James Foxall of OC Foodie Fest (and Taco Dawg), Part One
James Foxall and Virginia Strickland, organizers of the OC Foodie Fest
Photo: Meg Strouse
James "Fox" Foxall is the owner of Taco Dawg and one of the organizers of the upcoming OC Foodie Fest, a gathering of 50 of the new-style food trucks at the Honda Center. He took some time out of his two-job day to answer some questions for us.
OC Weekly: What's your connection with food trucks? Are you a former restaurateur?
James Foxall: I'm actually a food truck owner myself. I own Taco Dawg.
OCW: What inspired you to organize the Foodie Fest?
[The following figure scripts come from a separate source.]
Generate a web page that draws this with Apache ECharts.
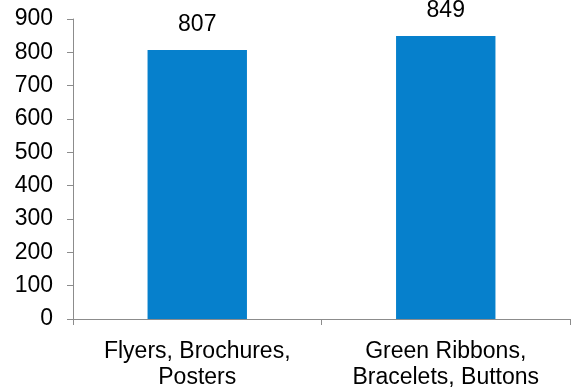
<!DOCTYPE html>
<html>
<head>
<meta charset="utf-8">
<script src="https://cdn.jsdelivr.net/npm/echarts@6/dist/echarts.min.js"></script>
<style>html,body{margin:0;padding:0;background:#fff}#c{width:575px;height:391px}</style>
</head>
<body>
<div id="c"></div>
<script>
var categories = ['Flyers, Brochures,\nPosters', 'Green Ribbons,\nBracelets, Buttons'];
var values = [807, 849];
var yTicks = [0, 100, 200, 300, 400, 500, 600, 700, 800, 900];

var chart = echarts.init(document.getElementById('c'), null, {renderer: 'canvas'});
var font = 'Liberation Sans, Arial, sans-serif';
chart.setOption({
  animation: false,
  grid: {left: 73, right: 5, top: 19, bottom: 71.5, containLabel: false},
  xAxis: {
    type: 'category',
    data: categories,
    axisLine: {show: true, lineStyle: {color: '#8c8c8c', width: 1}},
    axisTick: {show: true, alignWithLabel: false, length: 6, lineStyle: {color: '#8c8c8c'}},
    axisLabel: {color: '#000', fontSize: 23, fontFamily: font, margin: 20, lineHeight: 26, interval: 0}
  },
  yAxis: {
    type: 'value',
    min: yTicks[0],
    max: yTicks[yTicks.length - 1],
    interval: 100,
    splitLine: {show: false},
    axisLine: {show: true, lineStyle: {color: '#8c8c8c', width: 1}},
    axisTick: {show: true, length: 6, lineStyle: {color: '#8c8c8c'}},
    axisLabel: {color: '#000', fontSize: 23, fontFamily: font, margin: 20}
  },
  series: [{
    type: 'bar',
    data: values,
    barWidth: '40%',
    itemStyle: {color: '#0680cc'},
    label: {show: true, position: 'top', distance: 14, color: '#000', fontSize: 23, fontFamily: font}
  }]
});
</script>
</body>
</html>
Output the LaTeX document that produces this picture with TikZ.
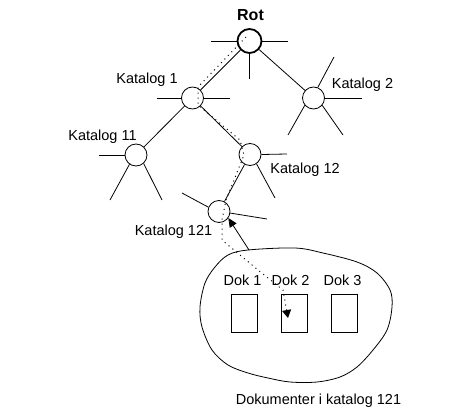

JF: Seeing how big this movement is becoming and recognizing that OC doesn't have the awareness or familiarity. That is the one thing we're hoping to accomplish, and if we can give back to the kids while we're at it, then double bonus.
OCW: What's the most challenging thing about a food truck festival in OC?
JF: Besides the costs, and paperwork, the logistics, and coordinating the people involved, it's a piece of cake.
OCW: The list of trucks seems to be all of the new gourmet variety; any plans to include traditional loncheras?
JF: We are making a conscious effort to try to find a way to pay tribute to those trailblazers without pandering or being artificial.
OCW: How many people are you expecting at this shindig?
JF: Well, if just everybody who is involved in the planning shows up we'll be a success. But seriously, there's going to be a lot of people. We are built and designed for handling just over 11,000 people in an efficient way so we will probably cap the ticket sales at 10,000 just to ensure that everyone has a good time.
OCW: Stories abound of flash mobs caused by just a few of these trucks assembling in one place; how are you going to deal with crowds?
JF: Our design team, along with the guys and gals at the Honda Center have been hard at work anticipating every potential problem, from line control to processing orders. To keep people from getting bored while they wait in line, we are going to have street performers and circus acts. We're giving them shopping, bands, artists and a kids area, lots of seating and tables for when they eat, and plenty of ticket takers, parking, bathrooms, etc.
OCW: Any advice for patrons of the Fest?
JF: Come early to catch all the entertainment we have lined up. It truly is a festival that you can and want to be at all day. Also, a little food tip: if you want to hit all of the trucks, come early so you have plenty of time to experience the entirety of the fest's offerings: food, entertainment, art and activities.
OCW: If you were on a desert island in the South Pacific, which of the guest food trucks would you want to have with you, and why?
JF: Taco Dawg. Seriously, not because its my own (okay, partly because of that) but seriously, I love these two foods--they're so simple and good and very easy to make taste different. If I were stuck on a desert island, I would want good, simple food that I could make with any of the local ingredients.
OCW: Are there plans for some of the LA-only trucks (the Buttermilk Truck, India Jones, etc.) to come down to OC on a more regular basis?
JF: Funny you should ask. Our company has already started on that. We are looking at the festival as a launching of our next venture...but that's another story in and of itself.
OCW: What one food truck (that doesn't exist) would you like to see roaming the streets?
JF: Wow. That's really a good question, and difficult to answer. There are already so many different and delicious trucks out there from vegetarian (Seabirds) to Spanish tapas (Piaggio) and everything in between. I'm not sure what's left. One thing I am sure of is that somebody somewhere will come up with something new and wow us... I just hope it's me.